---- EXERCISE INPUTS

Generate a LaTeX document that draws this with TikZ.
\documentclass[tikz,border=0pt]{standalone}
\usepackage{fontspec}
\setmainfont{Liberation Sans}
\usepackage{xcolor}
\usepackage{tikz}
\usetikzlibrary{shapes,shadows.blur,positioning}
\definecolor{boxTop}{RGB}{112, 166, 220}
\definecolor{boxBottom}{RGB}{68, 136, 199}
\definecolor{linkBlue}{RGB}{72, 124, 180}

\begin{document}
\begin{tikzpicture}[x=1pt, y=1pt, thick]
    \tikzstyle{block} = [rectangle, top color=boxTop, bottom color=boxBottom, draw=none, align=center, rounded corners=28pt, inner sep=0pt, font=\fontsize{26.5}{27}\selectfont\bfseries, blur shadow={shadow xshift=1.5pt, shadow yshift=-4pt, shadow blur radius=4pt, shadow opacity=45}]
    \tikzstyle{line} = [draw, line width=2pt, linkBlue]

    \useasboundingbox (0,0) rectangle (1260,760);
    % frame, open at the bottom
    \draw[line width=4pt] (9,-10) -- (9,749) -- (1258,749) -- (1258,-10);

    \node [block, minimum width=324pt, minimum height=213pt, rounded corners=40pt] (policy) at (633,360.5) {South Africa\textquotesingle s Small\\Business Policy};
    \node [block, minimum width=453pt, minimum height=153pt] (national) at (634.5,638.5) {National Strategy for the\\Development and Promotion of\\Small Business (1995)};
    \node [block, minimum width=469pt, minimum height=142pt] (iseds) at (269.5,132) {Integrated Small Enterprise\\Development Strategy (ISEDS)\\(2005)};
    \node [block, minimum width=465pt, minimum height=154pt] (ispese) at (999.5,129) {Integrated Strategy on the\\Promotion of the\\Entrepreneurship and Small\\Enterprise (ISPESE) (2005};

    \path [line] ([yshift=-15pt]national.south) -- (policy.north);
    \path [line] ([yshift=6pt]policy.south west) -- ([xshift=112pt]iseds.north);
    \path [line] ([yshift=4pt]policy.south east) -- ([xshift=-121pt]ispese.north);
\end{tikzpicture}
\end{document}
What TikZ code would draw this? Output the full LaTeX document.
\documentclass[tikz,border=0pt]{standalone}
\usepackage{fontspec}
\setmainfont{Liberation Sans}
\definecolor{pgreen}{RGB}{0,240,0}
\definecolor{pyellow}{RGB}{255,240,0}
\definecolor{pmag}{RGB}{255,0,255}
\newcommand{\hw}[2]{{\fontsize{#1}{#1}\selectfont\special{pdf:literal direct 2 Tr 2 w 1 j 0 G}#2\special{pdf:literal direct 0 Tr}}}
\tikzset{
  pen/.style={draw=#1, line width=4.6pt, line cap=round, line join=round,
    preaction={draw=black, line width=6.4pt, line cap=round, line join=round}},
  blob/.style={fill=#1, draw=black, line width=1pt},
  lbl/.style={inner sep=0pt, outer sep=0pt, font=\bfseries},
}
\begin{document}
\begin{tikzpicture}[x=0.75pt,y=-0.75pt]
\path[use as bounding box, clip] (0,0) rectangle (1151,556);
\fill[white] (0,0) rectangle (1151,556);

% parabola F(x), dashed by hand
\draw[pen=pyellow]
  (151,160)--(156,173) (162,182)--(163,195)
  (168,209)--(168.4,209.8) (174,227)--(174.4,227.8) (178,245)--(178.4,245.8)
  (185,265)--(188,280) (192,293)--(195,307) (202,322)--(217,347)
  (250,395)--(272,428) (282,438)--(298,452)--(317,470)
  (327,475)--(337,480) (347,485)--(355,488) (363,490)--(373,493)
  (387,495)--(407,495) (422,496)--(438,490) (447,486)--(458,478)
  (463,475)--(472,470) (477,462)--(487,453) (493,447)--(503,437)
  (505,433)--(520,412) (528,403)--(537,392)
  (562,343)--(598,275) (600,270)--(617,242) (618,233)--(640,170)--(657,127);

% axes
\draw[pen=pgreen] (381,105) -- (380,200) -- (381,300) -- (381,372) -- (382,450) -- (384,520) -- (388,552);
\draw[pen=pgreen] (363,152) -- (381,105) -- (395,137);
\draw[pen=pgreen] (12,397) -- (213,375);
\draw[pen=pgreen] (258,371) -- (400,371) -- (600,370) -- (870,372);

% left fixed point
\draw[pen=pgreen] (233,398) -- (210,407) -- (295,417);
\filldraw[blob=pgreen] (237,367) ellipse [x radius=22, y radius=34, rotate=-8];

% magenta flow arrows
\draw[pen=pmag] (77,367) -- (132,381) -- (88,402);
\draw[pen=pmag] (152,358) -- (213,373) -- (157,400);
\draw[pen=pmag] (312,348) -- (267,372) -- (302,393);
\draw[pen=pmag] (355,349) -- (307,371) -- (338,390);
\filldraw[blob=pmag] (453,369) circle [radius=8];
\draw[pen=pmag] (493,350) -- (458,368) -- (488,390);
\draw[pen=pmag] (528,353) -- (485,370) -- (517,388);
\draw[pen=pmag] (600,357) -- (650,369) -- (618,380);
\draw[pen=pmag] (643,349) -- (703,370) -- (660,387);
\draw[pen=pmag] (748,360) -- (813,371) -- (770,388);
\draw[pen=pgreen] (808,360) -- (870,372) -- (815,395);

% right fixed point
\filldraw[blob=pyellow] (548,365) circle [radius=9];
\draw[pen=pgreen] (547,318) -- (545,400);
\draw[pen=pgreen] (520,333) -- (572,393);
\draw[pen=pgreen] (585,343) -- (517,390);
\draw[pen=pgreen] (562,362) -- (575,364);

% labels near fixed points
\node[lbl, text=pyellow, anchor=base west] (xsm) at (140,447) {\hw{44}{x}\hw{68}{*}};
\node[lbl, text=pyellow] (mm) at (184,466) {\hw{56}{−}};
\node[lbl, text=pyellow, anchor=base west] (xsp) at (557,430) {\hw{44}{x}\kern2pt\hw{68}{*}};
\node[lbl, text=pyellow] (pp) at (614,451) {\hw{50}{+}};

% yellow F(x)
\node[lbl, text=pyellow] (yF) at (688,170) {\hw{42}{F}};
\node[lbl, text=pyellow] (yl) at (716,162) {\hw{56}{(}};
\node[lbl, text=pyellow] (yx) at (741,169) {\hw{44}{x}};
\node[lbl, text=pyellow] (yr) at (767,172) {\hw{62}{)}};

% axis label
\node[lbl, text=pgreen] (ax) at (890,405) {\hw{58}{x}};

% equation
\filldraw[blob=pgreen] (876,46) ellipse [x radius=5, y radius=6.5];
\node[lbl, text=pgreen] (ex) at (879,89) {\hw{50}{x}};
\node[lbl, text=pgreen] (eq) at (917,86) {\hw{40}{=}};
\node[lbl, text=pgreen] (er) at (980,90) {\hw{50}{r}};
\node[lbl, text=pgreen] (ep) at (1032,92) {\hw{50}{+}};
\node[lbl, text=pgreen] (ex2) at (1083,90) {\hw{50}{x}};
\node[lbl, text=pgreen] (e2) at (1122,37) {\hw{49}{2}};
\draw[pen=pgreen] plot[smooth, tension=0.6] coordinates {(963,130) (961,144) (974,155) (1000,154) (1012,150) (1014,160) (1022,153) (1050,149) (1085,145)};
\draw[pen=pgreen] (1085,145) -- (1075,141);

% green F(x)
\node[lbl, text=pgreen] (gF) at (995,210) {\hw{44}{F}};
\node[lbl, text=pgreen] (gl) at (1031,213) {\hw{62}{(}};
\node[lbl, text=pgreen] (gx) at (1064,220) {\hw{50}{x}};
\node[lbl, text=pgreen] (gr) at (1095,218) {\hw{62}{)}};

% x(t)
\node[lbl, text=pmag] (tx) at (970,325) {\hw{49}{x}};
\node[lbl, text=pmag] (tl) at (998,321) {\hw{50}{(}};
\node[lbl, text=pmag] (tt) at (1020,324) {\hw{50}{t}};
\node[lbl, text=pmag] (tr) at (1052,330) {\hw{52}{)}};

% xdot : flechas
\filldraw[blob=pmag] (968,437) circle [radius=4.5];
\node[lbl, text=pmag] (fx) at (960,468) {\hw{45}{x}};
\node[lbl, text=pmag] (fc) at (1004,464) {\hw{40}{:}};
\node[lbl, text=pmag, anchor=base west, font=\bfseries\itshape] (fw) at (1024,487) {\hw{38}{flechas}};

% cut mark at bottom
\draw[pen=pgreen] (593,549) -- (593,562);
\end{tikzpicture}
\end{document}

--------

SET PROBLEM:
Stopping at the line containing "line width=2pt, linkBlue]", please repeat exactly every line from the very start of the entries, that line included, and nothing more.

RESPONSE BELOW:
Generate a LaTeX document that draws this with TikZ.
\documentclass[tikz,border=0pt]{standalone}
\usepackage{fontspec}
\setmainfont{Liberation Sans}
\usepackage{xcolor}
\usepackage{tikz}
\usetikzlibrary{shapes,shadows.blur,positioning}
\definecolor{boxTop}{RGB}{112, 166, 220}
\definecolor{boxBottom}{RGB}{68, 136, 199}
\definecolor{linkBlue}{RGB}{72, 124, 180}

\begin{document}
\begin{tikzpicture}[x=1pt, y=1pt, thick]
    \tikzstyle{block} = [rectangle, top color=boxTop, bottom color=boxBottom, draw=none, align=center, rounded corners=28pt, inner sep=0pt, font=\fontsize{26.5}{27}\selectfont\bfseries, blur shadow={shadow xshift=1.5pt, shadow yshift=-4pt, shadow blur radius=4pt, shadow opacity=45}]
    \tikzstyle{line} = [draw, line width=2pt, linkBlue]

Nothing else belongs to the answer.